New Delhi, Aug 18 - The National Human Rights Commission (NHRC) on Friday sought details from the Home Ministry on its plan to deport about 40,000 illegal Rohingya Muslim immigrants of Myanmar to their native country.
Taking suo motu cognizance of the media reports regarding the government's plan, the NHRC issued notice to the Home Ministry calling for a detailed report on the matter within four weeks.
The Commission has observed that refugees are no doubt foreign nationals but they are human beings and before taking a big step, the Government of India has to look into every aspect of the situation, the NHRC said in the notice.
It also pointed out that the members of Rohingya community, who have crossed into the Indian borders and are residing here for long, have a fear of persecution once they are pushed back to their native country.
The Commission has held that from the human rights angle, its intervention is appropriate in the matter. It further noted that India has been home to refugees for centuries.

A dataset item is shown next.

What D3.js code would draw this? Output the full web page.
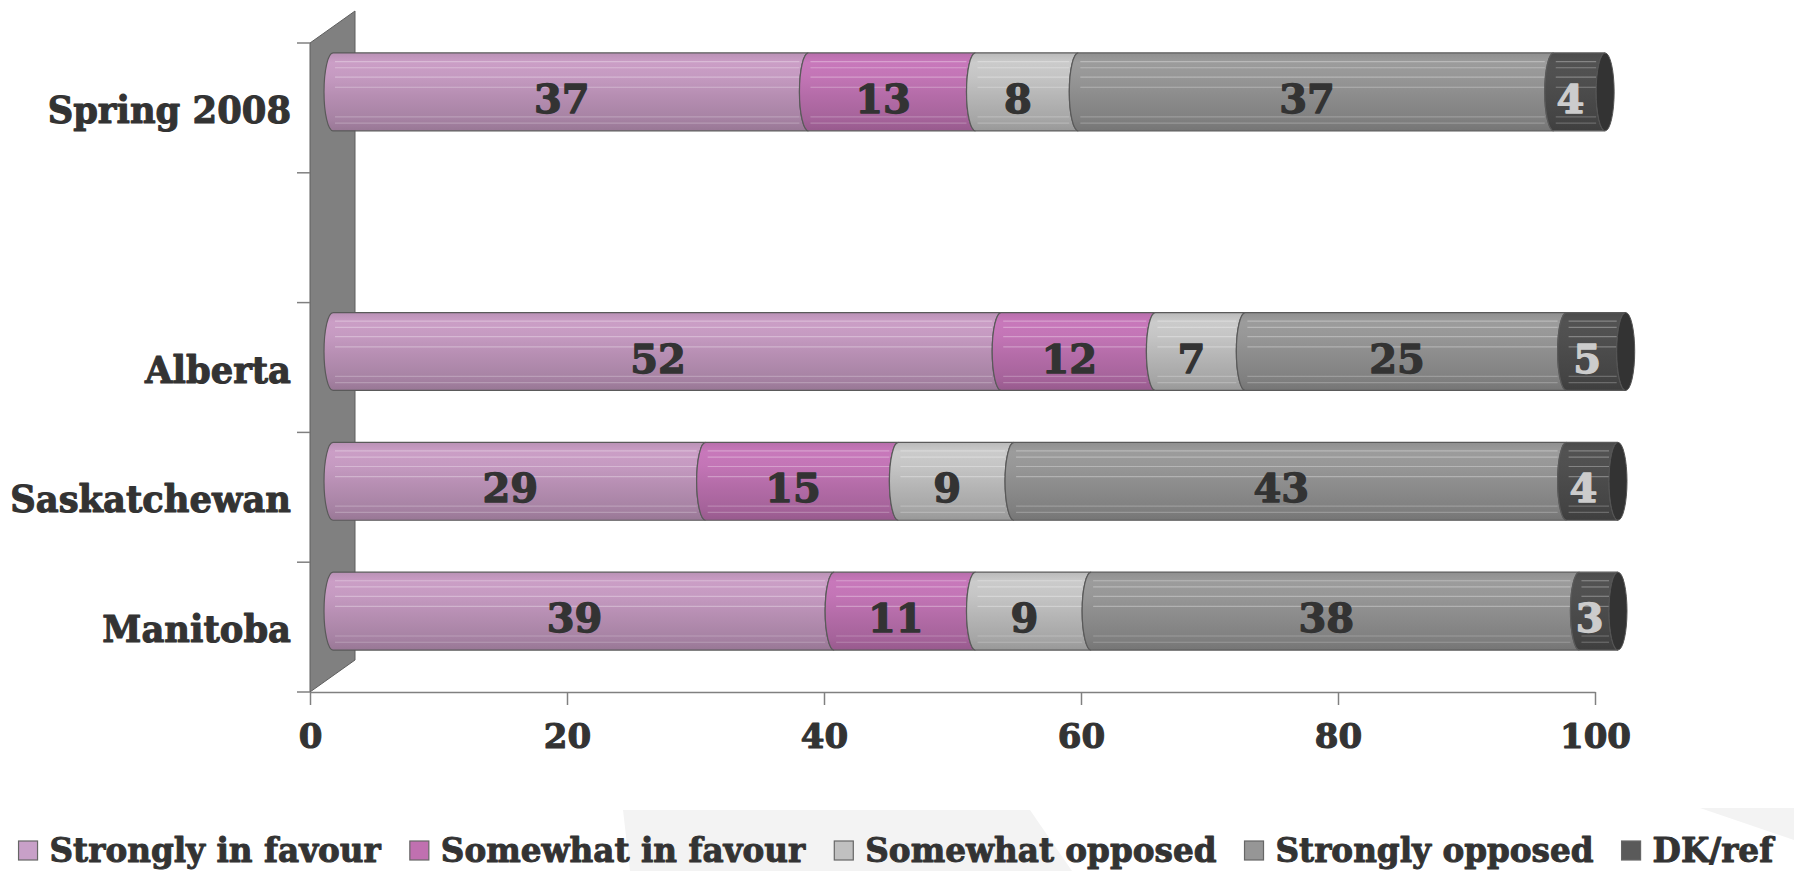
<!DOCTYPE html>
<html>
<head>
<meta charset="utf-8">
<script src="https://cdn.jsdelivr.net/npm/d3@7"></script>
<style>
body{margin:0;background:#fff;}
svg{display:block;}
</style>
</head>
<body>
<div class="c_chart"></div>
<script>
/*DATA
------------------------------------------------------
*/
const categories = ["Spring 2008", "", "Alberta", "Saskatchewan", "Manitoba"];
const seriesNames = ["Strongly in favour", "Somewhat in favour", "Somewhat opposed", "Strongly opposed", "DK/ref"];
const spring2008 = [37, 13, 8, 37, 4];
const alberta = [52, 12, 7, 25, 4.6];
const saskatchewan = [29, 15, 9, 43, 4];
const manitoba = [39, 11, 9, 38, 3];
const tickValues = [0, 20, 40, 60, 80, 100];

/*STYLE
------------------------------------------------------
*/
const swatchColors = ["#c8a0c8", "#c070b0", "#c0c0c0", "#969696", "#5a5a5a"];
const barColors = ["#b68eb2", "#b46ca8", "#b6b6b6", "#8c8c8c", "#4a4a4a"];
const fontFam = "'DejaVu Serif', serif";
const width = 1794, height = 871;

let svg = d3.select(".c_chart")
	.append("svg")
	.attr("width", width)
	.attr("height", height);

// rows for the stack, built from the arrays above
const rowValues = {"Spring 2008": spring2008, "Alberta": alberta, "Saskatchewan": saskatchewan, "Manitoba": manitoba};
const table = categories.filter(c => c !== "").map(c => {
	let o = {cat: c};
	seriesNames.forEach((s, i) => o[s] = rowValues[c][i]);
	return o;
});
const series = d3.stack().keys(seriesNames)(table);

/*SCALES
------------------------------------------------------
*/
let x = d3.scaleLinear().domain([0, 100]).range([310, 1595]);
let y = d3.scaleBand().domain(categories).range([43, 692])
	.paddingInner(0.4).paddingOuter(0.2);

const wallDepth = [45, -32];
const barShift = [23, -16];
const rx = 9;

/*BACKGROUND SWOOSHES
------------------------------------------------------
*/
svg.append("path")
	.attr("d", "M623,810 L1030,810 L1072,871 L630,871 Z")
	.attr("fill", "#f3f3f3");
svg.append("path")
	.attr("d", "M1700,808 L1794,808 L1794,840 Z")
	.attr("fill", "#f3f3f3");

/*GRADIENTS
------------------------------------------------------
*/
let defs = svg.append("defs");
barColors.forEach((c, i) => {
	let g = defs.append("linearGradient")
		.attr("id", "grad" + i)
		.attr("x1", 0).attr("y1", 0).attr("x2", 0).attr("y2", 1);
	const base = d3.color(c);
	const stops = [
		[0, base.brighter(0.05)],
		[0.12, base.brighter(0.3)],
		[0.3, base.brighter(0.22)],
		[0.55, base],
		[0.85, base.darker(0.25)],
		[1, base.darker(0.5)]
	];
	stops.forEach(s => g.append("stop").attr("offset", s[0]).attr("stop-color", s[1].formatHex()));
});

/*WALL + Y TICKS
------------------------------------------------------
*/
const x0 = x(0), yTop = y.range()[0], yBot = y.range()[1];
svg.append("path")
	.attr("d", `M${x0},${yTop} L${x0 + wallDepth[0]},${yTop + wallDepth[1]} L${x0 + wallDepth[0]},${yBot + wallDepth[1]} L${x0},${yBot} Z`)
	.attr("fill", "#808080")
	.attr("stroke", "#5f5f5f")
	.attr("stroke-width", 1);

svg.append("g")
	.selectAll("line")
	.data(d3.range(categories.length + 1))
	.enter()
	.append("line")
	.attr("x1", x0 - 13).attr("x2", x0)
	.attr("y1", i => yTop + i * y.step())
	.attr("y2", i => yTop + i * y.step())
	.attr("stroke", "#808080")
	.attr("stroke-width", 1.5);

// heavier text, the original face is blacker than DejaVu bold
function heavy(sel, sw) {
	sel.attr("fill", "#333")
		.attr("stroke", "#333")
		.attr("stroke-width", sw)
		.attr("stroke-linejoin", "round")
		.style("font-family", fontFam)
		.style("font-weight", "bold");
}

/*X AXIS
------------------------------------------------------
*/
let xAxis = svg.append("g")
	.attr("transform", `translate(0,${yBot})`)
	.call(d3.axisBottom(x).tickValues(tickValues).tickSize(13).tickSizeOuter(0));
xAxis.select(".domain").attr("stroke", "#808080").attr("stroke-width", 1.5);
xAxis.selectAll(".tick line").attr("stroke", "#808080").attr("stroke-width", 1.5);
xAxis.selectAll(".tick text")
	.attr("y", 56).attr("dy", null)
	.call(heavy, 1.1)
	.style("font-size", "34px");

/*BARS
------------------------------------------------------
*/
const stripes = [0.11, 0.19, 0.31, 0.44, 0.82, 0.9];
const h = y.bandwidth();
let fmt = d3.format(".0f");

function segPath(xa, xb, yt) {
	return `M${xa},${yt} A${rx},${h / 2} 0 0 0 ${xa},${yt + h} L${xb},${yt + h} A${rx},${h / 2} 0 0 1 ${xb},${yt} Z`;
}

let barG = svg.append("g").attr("transform", `translate(${barShift[0]},${barShift[1]})`);

series.forEach((layer, si) => {
	let g = barG.append("g");
	layer.forEach(d => {
		const xa = x(d[0]), xb = x(d[1]), yt = y(d.data.cat);
		g.append("path")
			.attr("d", segPath(xa, xb, yt))
			.attr("fill", `url(#grad${si})`)
			.attr("stroke", "#5a5a5a")
			.attr("stroke-width", 1.2);
		stripes.forEach(f => {
			g.append("line")
				.attr("x1", xa + 2).attr("x2", xb - rx)
				.attr("y1", yt + f * h).attr("y2", yt + f * h)
				.attr("stroke", "#ffffff")
				.attr("stroke-opacity", f < 0.5 ? 0.3 : 0.22)
				.attr("stroke-width", 1.2);
		});
	});
});

// end caps
barG.append("g")
	.selectAll("ellipse")
	.data(series[series.length - 1])
	.enter()
	.append("ellipse")
	.attr("cx", d => x(d[1]))
	.attr("cy", d => y(d.data.cat) + h / 2)
	.attr("rx", rx)
	.attr("ry", h / 2)
	.attr("fill", "#333")
	.attr("stroke", "#555")
	.attr("stroke-width", 1);

// value labels, centred on the visible face of each segment
series.forEach((layer, si) => {
	let t = barG.append("g")
		.selectAll("text")
		.data(layer)
		.enter()
		.append("text")
		.attr("x", d => (x(d[0]) + x(d[1])) / 2 - rx)
		.attr("y", d => y(d.data.cat) + h / 2 + 21)
		.attr("text-anchor", "middle")
		.call(heavy, 1.3)
		.style("font-size", "40px")
		.text(d => fmt(d[1] - d[0]));
	if (si === 4) t.attr("fill", "#cccccc").attr("stroke", "#cccccc");
});

/*CATEGORY LABELS
------------------------------------------------------
*/
function condense(sel, k) {
	sel.each(function () {
		const len = this.getComputedTextLength();
		d3.select(this).attr("textLength", len * k).attr("lengthAdjust", "spacingAndGlyphs");
	});
}

svg.append("g")
	.selectAll("text")
	.data(categories.filter(c => c !== ""))
	.enter()
	.append("text")
	.attr("x", 291)
	.attr("y", d => y(d) + h / 2 + 15)
	.attr("text-anchor", "end")
	.call(heavy, 1.1)
	.style("font-size", "38px")
	.text(d => d)
	.call(condense, 0.93);

/*LEGEND
------------------------------------------------------
*/
let legend = svg.append("g");
let items = legend.selectAll("g")
	.data(seriesNames)
	.enter()
	.append("g");
items.append("rect")
	.attr("width", 19).attr("height", 19)
	.attr("y", -21)
	.attr("fill", (d, i) => swatchColors[i])
	.attr("stroke", "#666")
	.attr("stroke-width", 1.2);
items.append("text")
	.attr("x", 31)
	.call(heavy, 1)
	.style("font-size", "34px")
	.text(d => d)
	.call(condense, 0.96);

let cursor = 0;
items.each(function () {
	const w = this.getBBox().width;
	d3.select(this).attr("transform", `translate(${cursor},0)`);
	cursor += w + 28;
});
cursor -= 28;
legend.attr("transform", `translate(${(width - cursor) / 2},862)`);
</script>
</body>
</html>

The Rohingya immigrants, who fled to India after violence in the Western Rakhine State of Myanmar, have settled in Jammu, Hyderabad, Haryana, Uttar Pradesh, Delhi-NCR and Rajasthan.
A Home Ministry official has, reportedly, said that India was going ahead with plans to deport Rohingyas and is in discussions with Myanmar and Bangladesh governments on the issue.
The NHRC in a statement also pointed out its findings based on the media report that the government is reportedly also planning to set up detention centres for the refugees and if required push them back over the India-Myanmar border, if Myanmar refuses to accept the refugees back.
The Commission has observed that the Supreme Court has consistently held that the Fundamental Right enshrined under Article 21 of the Indian Constitution regarding Right to Life and Personal Liberty, applies to all, irrespective of the fact whether they are citizens of India or not.
India is not a signatory to the 1951 Convention on Refugees and also the 1967 Protocol. But India is a signatory to a number of United Nations and World Conventions on Human Rights, the NHRC said.